9.19.2015

(no hurry) september

As September started, our calendar was already looking crazy! And now, looking back at it we had at least one thing every single day! 

Something that I had been thinking about was the word "hurry", I know that when I am saying hurry, or other words or phrases like it it's because I am feeling stressed. And I also know that I don't want my children feeling hurried through their childhoods. So with these thoughts in mind I decided to challenge myself to not say the word hurry for the month of September... I wasn't perfect, I said hurry and other things like it 7 times, I kept a tally in my phone, but I can say that this challenge really helped us, especially me, in our daily comings and goings. I made sure to plan enough time so that my children would be able to do things the way they wanted and on their own. When we were out and I was tempted to hurry them along it made me step back and really think about why I felt that way, and pretty much everytime it was because I wanted to do things on my timetable, which I know isn't necessarily the right one. I had so many extra sweet moments with them because I wasn't trying to rush, and just let myself see things more from their sweet perspectives.

One day we were having a hard day; so much was going on, everyone was tired and a little bit cranky, I was doing laundry and was listening to an interview on the MormonChannel "keeping your sanity in a home of little ones" trying to gain a little bit more patience. I was walking up the stairs with a basket of laundry and a big plastic airplane falls onto my head and cut my ear. In the interview a woman was just talking about the physical demands of parenting young children... I'm not going to lie I cried a little bit, it hurt! but I also had to laugh, I was glad I was listening to that interview so that I could find the humor in it... 

Thinking back on my little challenge I know that when I'm feeling stressed about the things to be done, and feel like I'm about to lose myself to my emotions, it is because I am trying to hurry MYSELF too much...which then can spill over to my children. when I sense that feeling creeping in, I know that I have the power to choose how I respond, and when I remember that, I also know that my reactions teach my children how to react. how else can I become the patient person and mother I'm striving to be?when those icky parts of ourselves are being pulled out, we have the chance to learn from them (and learn and learn and learn) until we master them. because when those (hard, crazy, frustrating, emotional) moments have passed and I CHOSE to feel patience and love, our home is a place of peace and love. I know that my relationships with my husband and children are worth slowing down for.

6 years




                       (then&now)


I'm a few days late...okay more than a few, but I couldn't not write about how wonderful it was to celebrate another anniversary! 6 years seems like a good amount of time...but really I feel like we are still just starting out. looking back I know we have learned a lot about being married! 

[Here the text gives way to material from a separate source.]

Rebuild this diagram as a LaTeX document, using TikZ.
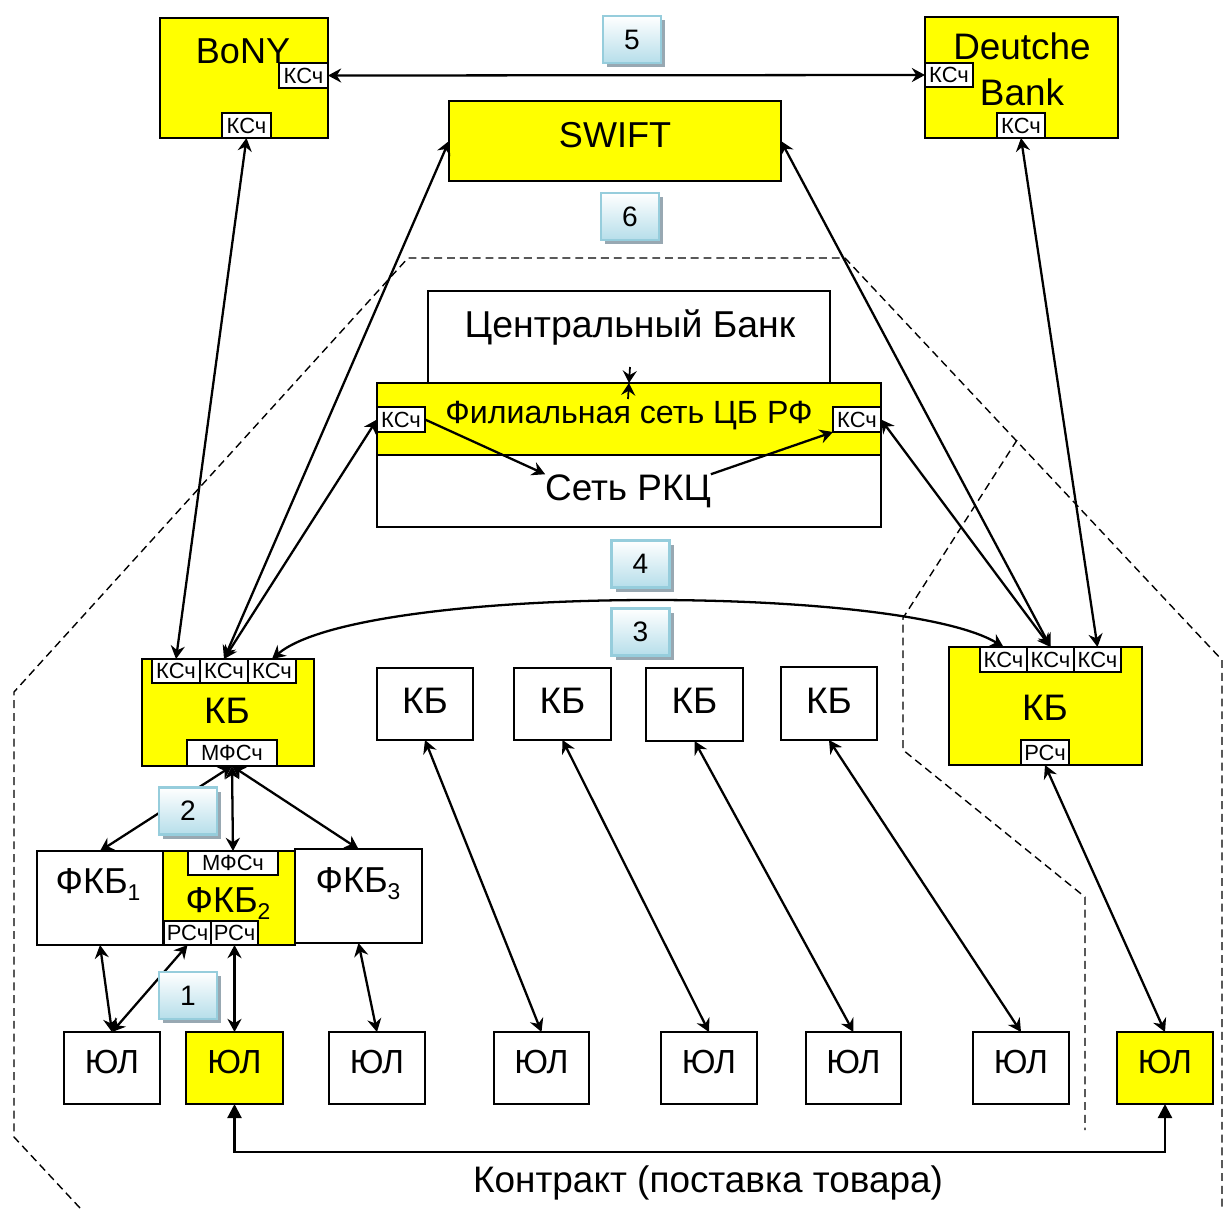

I have learned that while we are both capable of great things individually, as a pair we can accomplish so much more. It's so amazing to look back on the goals we set as newlyweds and see how our planning and hard work has brought us here! 

I am so grateful for Brock and the love he shows me, it's so amazing having someone who is always on your side. his love and confidence magnifies the good in me, and gives me strength to face my weaknesses. i have never felt held back or hindered in any way being married to Brock, he has given me unending support and confidence, and as we have worked together to solve life's problems, I can see how coming out on the other side of them has strengthened our love for one another. 

we have found it is so important to view our relationship as a living thing, something that needs nurturing and dedicated thought and planning and care. It's easy to get caught up in all the everyday details of running a home and taking care of a family, but when I step back and remember why we are doing it all, I find so much joy. I don't see our marriage as two separate people with two separate roles; we know we are united in our goals for how we want our life and our family's life to be, so whatever we are doing, whether it's me at home or him at school, we are working towards those goals. I know by being at home I'm supporting him at school, and he's supporting me and our children by working hard there, it brings such a greater sense of purpose and meaning to each day knowing that. And, when I get the text that he's on his way home to us, I still get butterflies...cheesy, but very true!


9.15.2015

school!

well the day has arrived, Trey officially is going to school. yes, it's only a couple of days a week, and only for the morning, but it hasn't stopped me from having (multiple) meltdowns about it! my baby is on his own in a school!?! He was so excited, and so ready, he's helped me be brave about it all.

I've had a lot of emotions leading up to this and figured out, while I am sad about him going, I am also very sad about this phase of life ending. I'm no longer a mom with all her babies with her all day. I'll always have children in school now (until the last one graduates, but no need to even begin talking about that day!). 

And while I am so happy and excited for Trey to experience more, it is SO hard leaving your precious child in someone else's care! someone else gets to spend time with him, play with him, watch him discover new things, and teach him. but I also know that someone else will get to see his kind and thoughtful heart, and my biggest hope is that he will always remember how special that is.

When I picked him up today the first thing he said to me was, "that was SO much fun!" The whole way home he went on and on about all the awesome things he did at school, my heart swelled! here was my first baby all grown up and telling me about his day, I sat there and prayed hard that he will always be this excited to come home and tell me everything I missed while we were apart. I love you Trey!